» DATASET EXCERPT

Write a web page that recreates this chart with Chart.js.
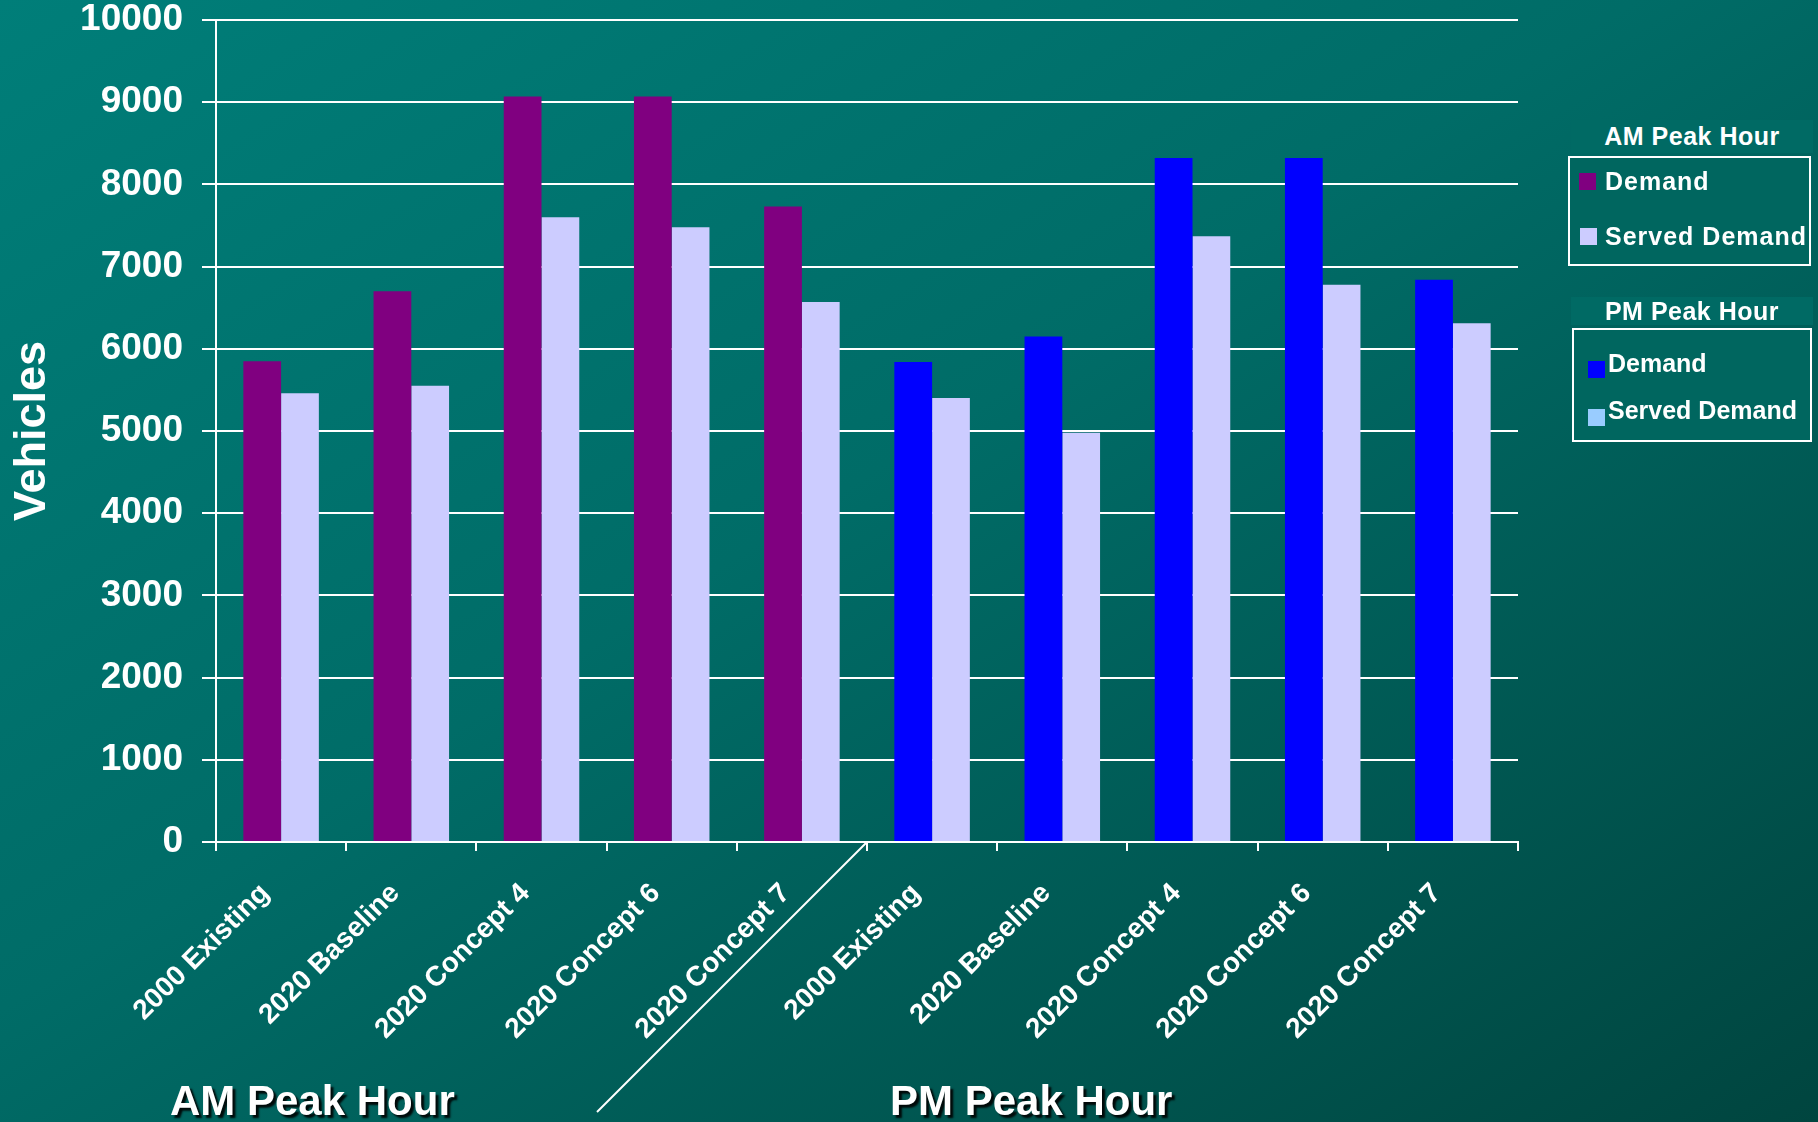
<!DOCTYPE html>
<html>
<head>
<meta charset="utf-8">
<script src="https://cdn.jsdelivr.net/npm/chart.js@4"></script>
<style>
  html, body { margin: 0; padding: 0; }
  body {
    width: 1818px; height: 1122px; overflow: hidden; position: relative;
    background: linear-gradient(to bottom right, #007e79 0%, #006c67 45%, #00453f 100%);
    font-family: "Liberation Sans", Arial, sans-serif;
  }
  #wrap { position: absolute; left: 0; top: 0; width: 1818px; height: 1122px; }
  .lg-title {
    position: absolute; background: #006a64; color: #fff; font-weight: bold;
    font-size: 25px; text-align: center; line-height: 33px; letter-spacing: 0.5px;
  }
  .lg-box { position: absolute; border: 2px solid #fff; background: #00665f; box-sizing: border-box; }
  .lg-sw { position: absolute; width: 17px; height: 17px; }
  .lg-tx { position: absolute; color: #fff; font-weight: bold; font-size: 25px; line-height: 25px; white-space: nowrap; }
</style>
</head>
<body>
<div id="wrap"><canvas id="myChart"></canvas></div>

<div class="lg-title" style="left:1571px;top:120px;width:242px;height:33px;">AM Peak Hour</div>
<div class="lg-box" style="left:1568px;top:156px;width:243px;height:110px;"></div>
<div class="lg-sw" style="left:1579px;top:173px;background:#800080;"></div>
<div class="lg-tx" style="left:1605px;top:169px;letter-spacing:1px;">Demand</div>
<div class="lg-sw" style="left:1580px;top:228px;background:#ccccff;"></div>
<div class="lg-tx" style="left:1605px;top:224px;letter-spacing:1px;">Served Demand</div>

<div class="lg-title" style="left:1571px;top:297px;width:242px;height:28px;line-height:28px;">PM Peak Hour</div>
<div class="lg-box" style="left:1572px;top:328px;width:240px;height:114px;"></div>
<div class="lg-sw" style="left:1588px;top:361px;background:#0000ff;"></div>
<div class="lg-tx" style="left:1608px;top:351px;">Demand</div>
<div class="lg-sw" style="left:1588px;top:409px;background:#99ccff;"></div>
<div class="lg-tx" style="left:1608px;top:398px;">Served Demand</div>

<script>
const scenarios = ["2000 Existing", "2020 Baseline", "2020 Concept 4", "2020 Concept 6", "2020 Concept 7"];
const labels = scenarios.concat(scenarios);
const amDemand = [5850, 6700, 9070, 9070, 7730];
const amServed = [5460, 5550, 7600, 7480, 6570];
const pmDemand = [5840, 6150, 8320, 8320, 6840];
const pmServed = [5400, 4980, 7370, 6780, 6310];
const yTicks = [0, 1000, 2000, 3000, 4000, 5000, 6000, 7000, 8000, 9000, 10000];

const empty = [null, null, null, null, null];
const FONT = "'Liberation Sans', Arial, sans-serif";

const data = {
  labels: labels,
  datasets: [
    { label: "AM Demand", data: amDemand.concat(empty), backgroundColor: "#800080" },
    { label: "AM Served Demand", data: amServed.concat(empty), backgroundColor: "#ccccff" },
    { label: "PM Demand", data: empty.concat(pmDemand), backgroundColor: "#0000ff" },
    { label: "PM Served Demand", data: empty.concat(pmServed), backgroundColor: "#ccccff" },
  ],
};

// divider line between AM and PM groups plus the group captions
const extras = {
  id: "extras",
  afterDraw(chart) {
    const ctx = chart.ctx;
    const x = chart.scales.x;
    const xs = (x.getPixelForValue(4) + x.getPixelForValue(5)) / 2;
    const y0 = chart.chartArea.bottom;
    ctx.save();
    ctx.strokeStyle = "#ffffff";
    ctx.lineWidth = 2;
    ctx.beginPath();
    ctx.moveTo(xs, y0);
    ctx.lineTo(xs - 270, y0 + 270);
    ctx.stroke();

    ctx.font = "bold 42px " + FONT;
    ctx.fillStyle = "#ffffff";
    ctx.shadowColor = "rgba(0,0,0,0.9)";
    ctx.shadowOffsetX = 3;
    ctx.shadowOffsetY = 3;
    ctx.shadowBlur = 2;
    ctx.textBaseline = "alphabetic";
    ctx.fillText("AM Peak Hour", 170, 1115);
    ctx.fillText("PM Peak Hour", 890, 1115);
    ctx.restore();
  },
};

const config = {
  type: "bar",
  data,
  plugins: [extras],
  options: {
    responsive: true,
    maintainAspectRatio: false,
    animation: false,
    layout: { padding: { left: 0, right: 300, top: 20, bottom: 0 } },
    datasets: {
      bar: { skipNull: true, categoryPercentage: 0.58, barPercentage: 1.0 },
    },
    plugins: {
      legend: { display: false },
      tooltip: { enabled: false },
    },
    scales: {
      x: {
        afterFit(scale) { scale.height = 280; },
        grid: { drawOnChartArea: false, color: "#ffffff", lineWidth: 2, tickLength: 9, tickColor: "#ffffff" },
        border: { color: "#ffffff", width: 2 },
        ticks: {
          color: "#ffffff",
          font: { family: FONT, size: 28, weight: "bold" },
          minRotation: 45,
          maxRotation: 45,
          autoSkip: false,
          padding: 26,
          labelOffset: -16,
        },
      },
      y: {
        min: 0,
        max: 10000,
        afterFit(scale) {
          scale.width = 216;
          scale.paddingTop = 0;
          scale.paddingBottom = 0;
        },
        afterBuildTicks(scale) { scale.ticks = yTicks.map(v => ({ value: v })); },
        grid: { color: "#ffffff", lineWidth: 2, tickLength: 14 },
        border: { color: "#ffffff", width: 2 },
        ticks: {
          color: "#ffffff",
          font: { family: FONT, size: 37, weight: "bold", lineHeight: 1 },
          padding: 19,
          callback: (v) => String(v),
        },
        title: {
          display: true,
          text: "Vehicles",
          color: "#ffffff",
          font: { family: FONT, size: 45, weight: "bold", lineHeight: 1.2 },
          padding: { top: 6, bottom: 0 },
        },
      },
    },
  },
};

var myChart = new Chart(document.getElementById("myChart"), config);
</script>
</body>
</html>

» DO THIS
Write out the material above once more, exactly as it reads, with no pictures.

» TASK RESULT
Write a web page that recreates this chart with Chart.js.
<!DOCTYPE html>
<html>
<head>
<meta charset="utf-8">
<script src="https://cdn.jsdelivr.net/npm/chart.js@4"></script>
<style>
  html, body { margin: 0; padding: 0; }
  body {
    width: 1818px; height: 1122px; overflow: hidden; position: relative;
    background: linear-gradient(to bottom right, #007e79 0%, #006c67 45%, #00453f 100%);
    font-family: "Liberation Sans", Arial, sans-serif;
  }
  #wrap { position: absolute; left: 0; top: 0; width: 1818px; height: 1122px; }
  .lg-title {
    position: absolute; background: #006a64; color: #fff; font-weight: bold;
    font-size: 25px; text-align: center; line-height: 33px; letter-spacing: 0.5px;
  }
  .lg-box { position: absolute; border: 2px solid #fff; background: #00665f; box-sizing: border-box; }
  .lg-sw { position: absolute; width: 17px; height: 17px; }
  .lg-tx { position: absolute; color: #fff; font-weight: bold; font-size: 25px; line-height: 25px; white-space: nowrap; }
</style>
</head>
<body>
<div id="wrap"><canvas id="myChart"></canvas></div>

<div class="lg-title" style="left:1571px;top:120px;width:242px;height:33px;">AM Peak Hour</div>
<div class="lg-box" style="left:1568px;top:156px;width:243px;height:110px;"></div>
<div class="lg-sw" style="left:1579px;top:173px;background:#800080;"></div>
<div class="lg-tx" style="left:1605px;top:169px;letter-spacing:1px;">Demand</div>
<div class="lg-sw" style="left:1580px;top:228px;background:#ccccff;"></div>
<div class="lg-tx" style="left:1605px;top:224px;letter-spacing:1px;">Served Demand</div>

<div class="lg-title" style="left:1571px;top:297px;width:242px;height:28px;line-height:28px;">PM Peak Hour</div>
<div class="lg-box" style="left:1572px;top:328px;width:240px;height:114px;"></div>
<div class="lg-sw" style="left:1588px;top:361px;background:#0000ff;"></div>
<div class="lg-tx" style="left:1608px;top:351px;">Demand</div>
<div class="lg-sw" style="left:1588px;top:409px;background:#99ccff;"></div>
<div class="lg-tx" style="left:1608px;top:398px;">Served Demand</div>

<script>
const scenarios = ["2000 Existing", "2020 Baseline", "2020 Concept 4", "2020 Concept 6", "2020 Concept 7"];
const labels = scenarios.concat(scenarios);
const amDemand = [5850, 6700, 9070, 9070, 7730];
const amServed = [5460, 5550, 7600, 7480, 6570];
const pmDemand = [5840, 6150, 8320, 8320, 6840];
const pmServed = [5400, 4980, 7370, 6780, 6310];
const yTicks = [0, 1000, 2000, 3000, 4000, 5000, 6000, 7000, 8000, 9000, 10000];

const empty = [null, null, null, null, null];
const FONT = "'Liberation Sans', Arial, sans-serif";

const data = {
  labels: labels,
  datasets: [
    { label: "AM Demand", data: amDemand.concat(empty), backgroundColor: "#800080" },
    { label: "AM Served Demand", data: amServed.concat(empty), backgroundColor: "#ccccff" },
    { label: "PM Demand", data: empty.concat(pmDemand), backgroundColor: "#0000ff" },
    { label: "PM Served Demand", data: empty.concat(pmServed), backgroundColor: "#ccccff" },
  ],
};

// divider line between AM and PM groups plus the group captions
const extras = {
  id: "extras",
  afterDraw(chart) {
    const ctx = chart.ctx;
    const x = chart.scales.x;
    const xs = (x.getPixelForValue(4) + x.getPixelForValue(5)) / 2;
    const y0 = chart.chartArea.bottom;
    ctx.save();
    ctx.strokeStyle = "#ffffff";
    ctx.lineWidth = 2;
    ctx.beginPath();
    ctx.moveTo(xs, y0);
    ctx.lineTo(xs - 270, y0 + 270);
    ctx.stroke();

    ctx.font = "bold 42px " + FONT;
    ctx.fillStyle = "#ffffff";
    ctx.shadowColor = "rgba(0,0,0,0.9)";
    ctx.shadowOffsetX = 3;
    ctx.shadowOffsetY = 3;
    ctx.shadowBlur = 2;
    ctx.textBaseline = "alphabetic";
    ctx.fillText("AM Peak Hour", 170, 1115);
    ctx.fillText("PM Peak Hour", 890, 1115);
    ctx.restore();
  },
};

const config = {
  type: "bar",
  data,
  plugins: [extras],
  options: {
    responsive: true,
    maintainAspectRatio: false,
    animation: false,
    layout: { padding: { left: 0, right: 300, top: 20, bottom: 0 } },
    datasets: {
      bar: { skipNull: true, categoryPercentage: 0.58, barPercentage: 1.0 },
    },
    plugins: {
      legend: { display: false },
      tooltip: { enabled: false },
    },
    scales: {
      x: {
        afterFit(scale) { scale.height = 280; },
        grid: { drawOnChartArea: false, color: "#ffffff", lineWidth: 2, tickLength: 9, tickColor: "#ffffff" },
        border: { color: "#ffffff", width: 2 },
        ticks: {
          color: "#ffffff",
          font: { family: FONT, size: 28, weight: "bold" },
          minRotation: 45,
          maxRotation: 45,
          autoSkip: false,
          padding: 26,
          labelOffset: -16,
        },
      },
      y: {
        min: 0,
        max: 10000,
        afterFit(scale) {
          scale.width = 216;
          scale.paddingTop = 0;
          scale.paddingBottom = 0;
        },
        afterBuildTicks(scale) { scale.ticks = yTicks.map(v => ({ value: v })); },
        grid: { color: "#ffffff", lineWidth: 2, tickLength: 14 },
        border: { color: "#ffffff", width: 2 },
        ticks: {
          color: "#ffffff",
          font: { family: FONT, size: 37, weight: "bold", lineHeight: 1 },
          padding: 19,
          callback: (v) => String(v),
        },
        title: {
          display: true,
          text: "Vehicles",
          color: "#ffffff",
          font: { family: FONT, size: 45, weight: "bold", lineHeight: 1.2 },
          padding: { top: 6, bottom: 0 },
        },
      },
    },
  },
};

var myChart = new Chart(document.getElementById("myChart"), config);
</script>
</body>
</html>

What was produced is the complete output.